While most of the dumb Earthlings are content to go along with the fantastic offer of V friendship and aid, a resistance movement arises to expose the true intentions of the Vs and fight for their removal. Leading the resistance is plucky FBI agent Erica Evans (Elizabeth Mitchell), growing increasingly concerned about the protection of her dopey teenage son Tyler (Logan Huffman) in light of his infatuation with comely young V Lisa (Laura Vandervoort), who also conveniently happens to be Anna’s daughter. Agent Evans is aided in her resistance efforts by turncoat V Ryan Nichols (Morris Chestnut), soldier-turned-priest Jack Landry (Joel Gretsch), and mercenary Kyle Hobbes (Charles Mesure). A news anchor named Chad Decker (Scott Wolf) walks the line between V and resistance fighters, building a rapport with Anna while also confiding in Father Jack. With all the relationships and shifting allegiances, the series quickly becomes a tense game of figuring out who to trust and who to fight, pulling its key players further into the inevitable conflicts.
The series certainly isn’t the smartest, but it’s consistently exciting and nerve-wracking as each side attempts to conceal its objectives from the other while figuring out who they can rely on to further their goals. It’s a considerable strength that the show has one principal storyline and keeps tight focus on that story rather than wasting time with standalone episodes like Fringe or X-Files. Sure, there are subplots, but they all contribute to the main story arc rather than divert attention to meaningless side paths. That attention to constantly moving the plot forward is the single best reason to appreciate this series and has me anxiously awaiting season two.

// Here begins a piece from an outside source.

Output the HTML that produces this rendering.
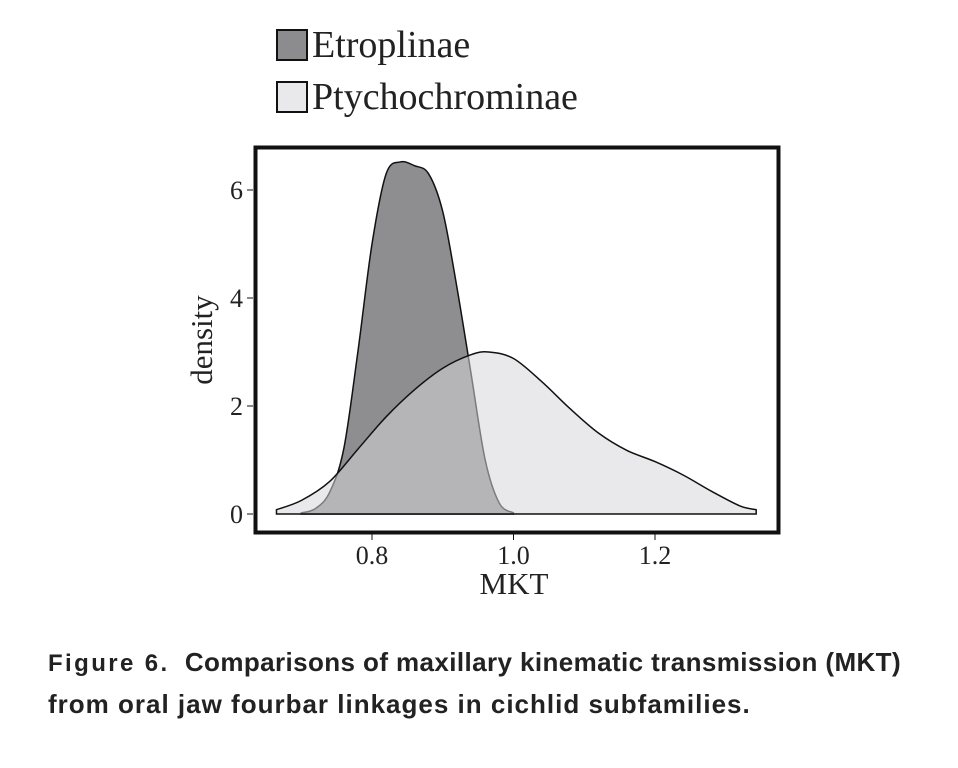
<!DOCTYPE html>
<html><head><meta charset="utf-8"><style>
body{margin:0;background:#fff;width:958px;height:768px;overflow:hidden}
svg{position:absolute;left:0;top:0}
.cap{position:absolute;left:48px;top:642px;font-family:"Liberation Sans",sans-serif;font-weight:bold;font-size:26px;color:#222;line-height:40px;white-space:nowrap}
.l1{letter-spacing:0.4px}
.l2{letter-spacing:1px}
.fig{font-family:"Liberation Sans",sans-serif;font-weight:bold;letter-spacing:2.4px;font-size:24px}
</style></head><body>
<svg width="958" height="768" xmlns="http://www.w3.org/2000/svg">
<g font-family="Liberation Serif, serif" fill="#222">
<rect x="277" y="30" width="30" height="30" fill="#8c8c8e" stroke="#111" stroke-width="2"/>
<text x="312" y="57" font-size="38">Etroplinae</text>
<rect x="277" y="82" width="30" height="30" fill="#e9e9eb" stroke="#111" stroke-width="2"/>
<text x="312" y="109" font-size="38">Ptychochrominae</text>
</g>
<g id="plot"></g>
<rect x="255.5" y="147.5" width="523" height="385" fill="none" stroke="#111" stroke-width="4"/>
<g id="axes" font-family="Liberation Serif, serif" fill="#222"></g>
<text x="0" y="0" transform="translate(212,340) rotate(-90)" text-anchor="middle" font-family="Liberation Serif, serif" font-size="31" fill="#222">density</text>
<text x="514" y="594" text-anchor="middle" font-family="Liberation Serif, serif" font-size="31" fill="#222">MKT</text>
</svg>
<div class="cap"><span class="l1"><span class="fig">Figure 6.</span>&nbsp; Comparisons of maxillary kinematic transmission (MKT)</span><br><span class="l2">from oral jaw fourbar linkages in cichlid subfamilies.</span></div>
<script>
const etroX=[0.70,0.72,0.74,0.76,0.78,0.80,0.82,0.84,0.86,0.88,0.90,0.92,0.94,0.96,0.98,1.00];
const etroY=[0.02,0.1,0.4,1.2,3.0,5.0,6.3,6.52,6.45,6.3,5.6,4.2,2.6,1.0,0.2,0.02];
const ptyX=[0.665,0.70,0.74,0.78,0.82,0.86,0.90,0.94,0.965,1.00,1.04,1.08,1.12,1.16,1.20,1.24,1.28,1.32,1.343];
const ptyY=[0.08,0.25,0.6,1.2,1.8,2.3,2.7,2.95,3.0,2.88,2.45,1.95,1.5,1.18,0.97,0.72,0.42,0.15,0.08];
const xTicks=[0.8,1.0,1.2];
const xTickLabels=["0.8","1.0","1.2"];
const yTicks=[0,2,4,6];
const yTickLabels=["0","2","4","6"];
const xs=v=>372+(v-0.8)*707.5;
const ys=v=>514-v*54;
const NS="http://www.w3.org/2000/svg";
function smooth(X,Y){
  const p=X.map((x,i)=>[xs(x),ys(Y[i])]);
  let d="M"+xs(X[0])+","+ys(0)+" L"+p[0][0]+","+p[0][1];
  for(let i=0;i<p.length-1;i++){
    const p0=p[i-1]||p[i],p1=p[i],p2=p[i+1],p3=p[i+2]||p2;
    const c1=[p1[0]+(p2[0]-p0[0])/6,p1[1]+(p2[1]-p0[1])/6];
    const c2=[p2[0]-(p3[0]-p1[0])/6,p2[1]-(p3[1]-p1[1])/6];
    d+=` C${c1[0]},${c1[1]} ${c2[0]},${c2[1]} ${p2[0]},${p2[1]}`;
  }
  d+=" L"+xs(X[X.length-1])+","+ys(0)+" Z";
  return d;
}
const plot=document.getElementById('plot');
const e=document.createElementNS(NS,'path');
e.setAttribute('d',smooth(etroX,etroY));
e.setAttribute('fill','#8e8e90');e.setAttribute('stroke','#111');e.setAttribute('stroke-width','1.5');


plot.appendChild(e);
const p=document.createElementNS(NS,'path');
p.setAttribute('d',smooth(ptyX,ptyY));
p.setAttribute('fill','rgba(215,215,218,0.54)');p.setAttribute('stroke','#111');p.setAttribute('stroke-width','1.5');


plot.appendChild(p);
const ax=document.getElementById('axes');
xTicks.forEach((v,i)=>{
  const l=document.createElementNS(NS,'line');
  l.setAttribute('x1',xs(v));l.setAttribute('x2',xs(v));l.setAttribute('y1',534);l.setAttribute('y2',540);l.setAttribute('stroke','#111');
  
  
  ax.appendChild(l);
  const t=document.createElementNS(NS,'text');
  t.setAttribute('x',xs(v));t.setAttribute('y',564);t.setAttribute('text-anchor','middle');t.setAttribute('font-size','26');
  t.textContent=xTickLabels[i];
  
  
  ax.appendChild(t);
});
yTicks.forEach((v,i)=>{
  const l=document.createElementNS(NS,'line');
  l.setAttribute('x1',247);l.setAttribute('x2',253);l.setAttribute('y1',ys(v));l.setAttribute('y2',ys(v));l.setAttribute('stroke','#111');
  
  
  ax.appendChild(l);
  const t=document.createElementNS(NS,'text');
  t.setAttribute('x',243);t.setAttribute('y',ys(v)+9);t.setAttribute('text-anchor','end');t.setAttribute('font-size','26');
  t.textContent=yTickLabels[i];
  
  
  ax.appendChild(t);
});
</script>
</body></html>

The series is incredibly effects-heavy, with all of the environments on the alien ships constructed in CGI. Unfortunately, the CG integration is pretty bad, pulling viewers out of the action as we easily imagine the massive green-screen sets the actors inhabited. The producers should be commended for attempting such a high level of CG in a weekly format, but it’s not ready for prime time yet. Maybe add some more actual props and a few tangible backgrounds here and there to foster some sense of realism? For now, the Vs frequently look like they’re running around in the middle of a video game. There’s also some wonky camera work, with a recurring use of over-the-head-looking-down angles on actors and sweeping, rotating camera movement in the virtual environments that just adds to their fake feel.